Esa es la hebra que sigue esta reflexión: la existencia de un repertorio –finito– de mensajes, conceptos, ideas fuerzas y formas expresivas que guían las campañas de las segundas vueltas. Innovaciones, las justas. La de Lagos 1999, por ejemplo, pretendió sacar brillo a su experiencia como ministro, particularmente, como jefe de la cartera de Obras Públicas, punta de lanza del concepto “progreso”. Así, en la propaganda se observan imágenes de la geografía nacional, donde aparecen sobreimpresos bocetos a mano alzada de puentes, viaductos y carreteras, mientras la firme voz en off del candidato narra un texto lleno de épica.

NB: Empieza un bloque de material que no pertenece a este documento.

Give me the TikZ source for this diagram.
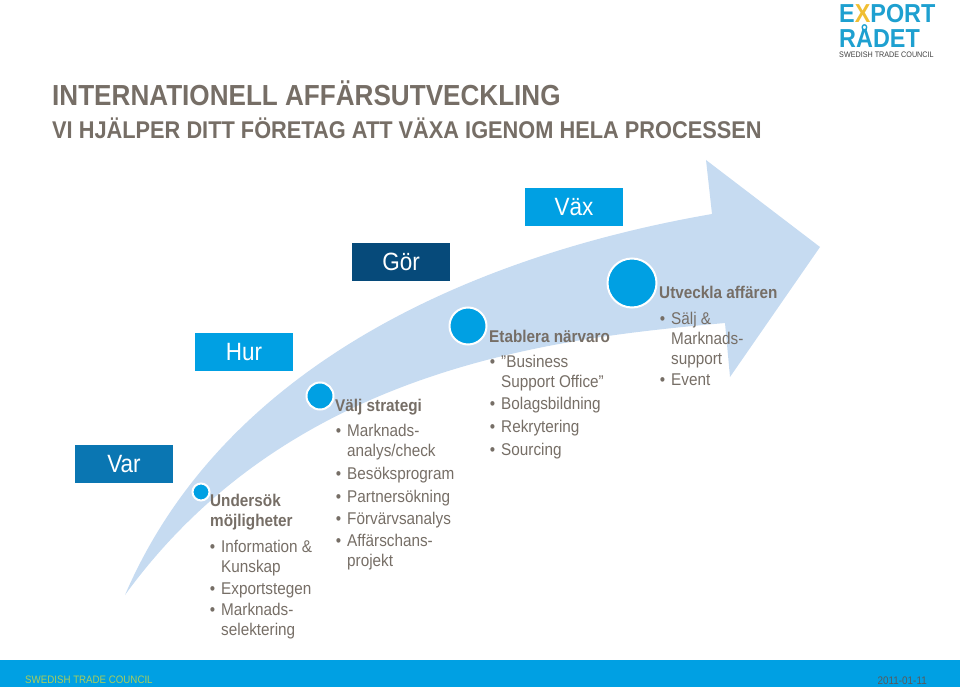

Dos elecciones más tarde (Michelle Bachelet II), aparece una versión acuarelada del recurso, donde la gran obra pública da paso a la significativa obra a escala de barrio (canchas, bibliotecas, viviendas) algo que resultó pertinente con el sello de su administración. Pasamos del estadista lejano a la Mandataria cercana y empática. Todo con el mismo espíritu cosista de la gráfica animada.
Pero si se trata de redundar, el agro es un tema donde se puede rascar votos a golpe de subvenciones. La interpelación al sector agrícola es un comodín de segunda vuelta que opera desde Lavín en 2000, cuando señalaba que había nacido en el campo y sus padres “viven en el campo”, poderosas razones para comprobar el arraigo y la pertenencia de acuerdo con el candidato de la Alianza por Chile. Por su parte, Ricardo Lagos prometía “futuro”, para un campo donde “están nuestras raíces”, y ser azote de la competencia “desleal” que viene de afuera. Curiosa consigna, después de tanto tratado de libre comercio.
Sin duda, la palma de la reiteración es el combate a la delincuencia. La recurrencia asusta porque significa que en 30 años los avances son inexistentes, a pesar de las promesas lanzadas a los cuatro vientos. Desde la racionalidad de Lagos, que sería implacable con los “apatotados”, a la vehemencia de un Piñera gritando desencajado que a los delincuentes se les acabarían el recreo y la fiesta, sentencia publicitaria falaz que terminó por jugarle en contra en su segundo mandato.
La evidencia de las segundas vueltas ofrece un panorama propagandístico basado más en lo que entendemos por una caja de herramientas que se mueve en el clásico eje izquierda – derecha, que en riesgos innovadores o propuestas creativas. El repertorio de temas que se utiliza es acotado y va pisando huevos por todo el espectro de los públicos posibles. Siempre intentando no incomodar. Está por verse qué pasará en el balotaje del 19 de diciembre. Aún hay campaña que crear y por la que creer, más allá de la zanja Kast o del árbol del ciudadano Boric.